• TASK GOAL: Return exactly the lines that run from the beginning through the line containing "return 1 - y / H", both included, and no others.
····················
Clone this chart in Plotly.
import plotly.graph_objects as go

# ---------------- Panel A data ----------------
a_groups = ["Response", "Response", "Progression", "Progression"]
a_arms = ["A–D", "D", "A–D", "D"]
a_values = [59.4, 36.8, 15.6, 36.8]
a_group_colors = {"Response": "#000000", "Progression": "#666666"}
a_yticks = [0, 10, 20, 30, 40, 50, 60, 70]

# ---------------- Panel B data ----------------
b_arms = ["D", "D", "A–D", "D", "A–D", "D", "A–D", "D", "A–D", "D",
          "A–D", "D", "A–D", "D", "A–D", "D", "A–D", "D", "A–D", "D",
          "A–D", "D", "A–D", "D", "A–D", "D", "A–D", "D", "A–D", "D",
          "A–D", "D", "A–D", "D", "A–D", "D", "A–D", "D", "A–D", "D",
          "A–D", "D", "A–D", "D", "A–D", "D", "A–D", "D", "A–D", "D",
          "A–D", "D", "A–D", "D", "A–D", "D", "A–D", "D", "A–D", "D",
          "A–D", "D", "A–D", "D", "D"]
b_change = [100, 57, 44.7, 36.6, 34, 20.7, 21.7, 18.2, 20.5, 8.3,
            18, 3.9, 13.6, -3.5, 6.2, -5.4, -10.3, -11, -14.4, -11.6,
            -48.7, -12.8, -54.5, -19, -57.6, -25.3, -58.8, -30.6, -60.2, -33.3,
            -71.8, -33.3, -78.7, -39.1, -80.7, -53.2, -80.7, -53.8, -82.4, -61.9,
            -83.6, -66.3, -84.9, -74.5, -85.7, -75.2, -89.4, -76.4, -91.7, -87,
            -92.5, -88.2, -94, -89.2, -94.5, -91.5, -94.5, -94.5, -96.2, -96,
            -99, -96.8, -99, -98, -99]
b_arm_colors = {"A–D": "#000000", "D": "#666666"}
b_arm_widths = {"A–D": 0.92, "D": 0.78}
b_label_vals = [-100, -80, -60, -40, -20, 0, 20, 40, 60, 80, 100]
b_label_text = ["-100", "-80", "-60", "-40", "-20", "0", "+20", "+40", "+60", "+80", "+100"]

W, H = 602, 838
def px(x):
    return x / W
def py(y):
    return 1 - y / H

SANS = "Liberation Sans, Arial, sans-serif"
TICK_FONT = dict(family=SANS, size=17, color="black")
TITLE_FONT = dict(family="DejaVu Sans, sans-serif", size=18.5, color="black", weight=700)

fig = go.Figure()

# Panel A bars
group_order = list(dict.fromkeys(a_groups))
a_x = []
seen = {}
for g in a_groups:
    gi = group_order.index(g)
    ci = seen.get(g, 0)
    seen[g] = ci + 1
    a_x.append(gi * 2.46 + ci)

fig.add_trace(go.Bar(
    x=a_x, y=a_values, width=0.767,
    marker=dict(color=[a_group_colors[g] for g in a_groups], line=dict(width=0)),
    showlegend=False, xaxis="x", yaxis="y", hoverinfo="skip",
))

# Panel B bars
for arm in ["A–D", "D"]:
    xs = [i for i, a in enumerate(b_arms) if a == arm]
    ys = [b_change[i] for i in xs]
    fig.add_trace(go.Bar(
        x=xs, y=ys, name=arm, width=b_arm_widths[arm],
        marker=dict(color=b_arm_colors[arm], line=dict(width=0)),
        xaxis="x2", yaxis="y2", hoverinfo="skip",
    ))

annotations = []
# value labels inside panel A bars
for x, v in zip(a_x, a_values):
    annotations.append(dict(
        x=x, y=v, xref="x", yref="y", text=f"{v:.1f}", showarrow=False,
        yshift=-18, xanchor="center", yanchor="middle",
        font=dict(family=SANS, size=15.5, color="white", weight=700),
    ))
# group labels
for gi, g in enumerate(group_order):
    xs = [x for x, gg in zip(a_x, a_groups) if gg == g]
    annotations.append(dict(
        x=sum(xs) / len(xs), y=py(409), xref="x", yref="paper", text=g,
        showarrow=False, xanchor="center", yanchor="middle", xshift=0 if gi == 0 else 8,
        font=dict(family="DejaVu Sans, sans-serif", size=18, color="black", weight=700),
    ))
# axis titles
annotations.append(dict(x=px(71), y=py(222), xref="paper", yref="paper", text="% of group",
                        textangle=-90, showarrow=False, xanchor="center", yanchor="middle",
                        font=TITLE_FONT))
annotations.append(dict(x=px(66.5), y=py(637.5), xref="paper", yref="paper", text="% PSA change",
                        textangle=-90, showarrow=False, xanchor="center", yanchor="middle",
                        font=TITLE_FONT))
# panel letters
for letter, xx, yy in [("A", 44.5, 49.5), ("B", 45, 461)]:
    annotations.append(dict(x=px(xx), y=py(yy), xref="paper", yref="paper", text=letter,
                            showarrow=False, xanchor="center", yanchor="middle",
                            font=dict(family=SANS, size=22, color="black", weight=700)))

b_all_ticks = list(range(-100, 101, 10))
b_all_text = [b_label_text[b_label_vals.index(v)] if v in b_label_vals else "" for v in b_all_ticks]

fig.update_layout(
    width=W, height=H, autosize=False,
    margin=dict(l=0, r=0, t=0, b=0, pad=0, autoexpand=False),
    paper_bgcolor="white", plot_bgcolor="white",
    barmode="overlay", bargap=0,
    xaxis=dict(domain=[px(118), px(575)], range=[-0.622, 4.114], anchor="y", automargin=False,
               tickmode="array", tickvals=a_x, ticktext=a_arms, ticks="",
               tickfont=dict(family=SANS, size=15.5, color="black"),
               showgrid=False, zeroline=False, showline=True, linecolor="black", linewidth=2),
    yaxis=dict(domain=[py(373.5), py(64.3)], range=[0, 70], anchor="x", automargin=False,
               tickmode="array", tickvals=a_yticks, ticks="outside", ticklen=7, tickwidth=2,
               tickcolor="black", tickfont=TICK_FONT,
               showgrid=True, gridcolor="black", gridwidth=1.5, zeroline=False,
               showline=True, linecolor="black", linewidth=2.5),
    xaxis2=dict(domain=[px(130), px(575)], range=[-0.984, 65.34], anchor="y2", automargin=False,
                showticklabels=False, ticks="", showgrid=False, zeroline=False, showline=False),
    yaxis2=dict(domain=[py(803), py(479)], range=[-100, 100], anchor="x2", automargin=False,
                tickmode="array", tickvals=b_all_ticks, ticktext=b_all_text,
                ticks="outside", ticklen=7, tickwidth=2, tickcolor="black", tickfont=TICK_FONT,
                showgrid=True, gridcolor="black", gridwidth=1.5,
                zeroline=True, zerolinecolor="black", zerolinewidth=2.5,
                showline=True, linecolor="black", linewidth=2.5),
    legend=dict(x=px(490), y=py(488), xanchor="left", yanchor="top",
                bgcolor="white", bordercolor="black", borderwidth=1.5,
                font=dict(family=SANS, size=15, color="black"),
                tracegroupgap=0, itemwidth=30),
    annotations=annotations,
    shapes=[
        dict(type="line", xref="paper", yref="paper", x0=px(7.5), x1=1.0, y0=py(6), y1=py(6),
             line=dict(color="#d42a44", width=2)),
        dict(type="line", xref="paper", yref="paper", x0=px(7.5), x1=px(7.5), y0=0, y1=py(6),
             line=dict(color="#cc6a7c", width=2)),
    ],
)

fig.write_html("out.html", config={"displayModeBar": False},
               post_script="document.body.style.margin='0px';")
····················
• FINISHED TASK:
Clone this chart in Plotly.
import plotly.graph_objects as go

# ---------------- Panel A data ----------------
a_groups = ["Response", "Response", "Progression", "Progression"]
a_arms = ["A–D", "D", "A–D", "D"]
a_values = [59.4, 36.8, 15.6, 36.8]
a_group_colors = {"Response": "#000000", "Progression": "#666666"}
a_yticks = [0, 10, 20, 30, 40, 50, 60, 70]

# ---------------- Panel B data ----------------
b_arms = ["D", "D", "A–D", "D", "A–D", "D", "A–D", "D", "A–D", "D",
          "A–D", "D", "A–D", "D", "A–D", "D", "A–D", "D", "A–D", "D",
          "A–D", "D", "A–D", "D", "A–D", "D", "A–D", "D", "A–D", "D",
          "A–D", "D", "A–D", "D", "A–D", "D", "A–D", "D", "A–D", "D",
          "A–D", "D", "A–D", "D", "A–D", "D", "A–D", "D", "A–D", "D",
          "A–D", "D", "A–D", "D", "A–D", "D", "A–D", "D", "A–D", "D",
          "A–D", "D", "A–D", "D", "D"]
b_change = [100, 57, 44.7, 36.6, 34, 20.7, 21.7, 18.2, 20.5, 8.3,
            18, 3.9, 13.6, -3.5, 6.2, -5.4, -10.3, -11, -14.4, -11.6,
            -48.7, -12.8, -54.5, -19, -57.6, -25.3, -58.8, -30.6, -60.2, -33.3,
            -71.8, -33.3, -78.7, -39.1, -80.7, -53.2, -80.7, -53.8, -82.4, -61.9,
            -83.6, -66.3, -84.9, -74.5, -85.7, -75.2, -89.4, -76.4, -91.7, -87,
            -92.5, -88.2, -94, -89.2, -94.5, -91.5, -94.5, -94.5, -96.2, -96,
            -99, -96.8, -99, -98, -99]
b_arm_colors = {"A–D": "#000000", "D": "#666666"}
b_arm_widths = {"A–D": 0.92, "D": 0.78}
b_label_vals = [-100, -80, -60, -40, -20, 0, 20, 40, 60, 80, 100]
b_label_text = ["-100", "-80", "-60", "-40", "-20", "0", "+20", "+40", "+60", "+80", "+100"]

W, H = 602, 838
def px(x):
    return x / W
def py(y):
    return 1 - y / H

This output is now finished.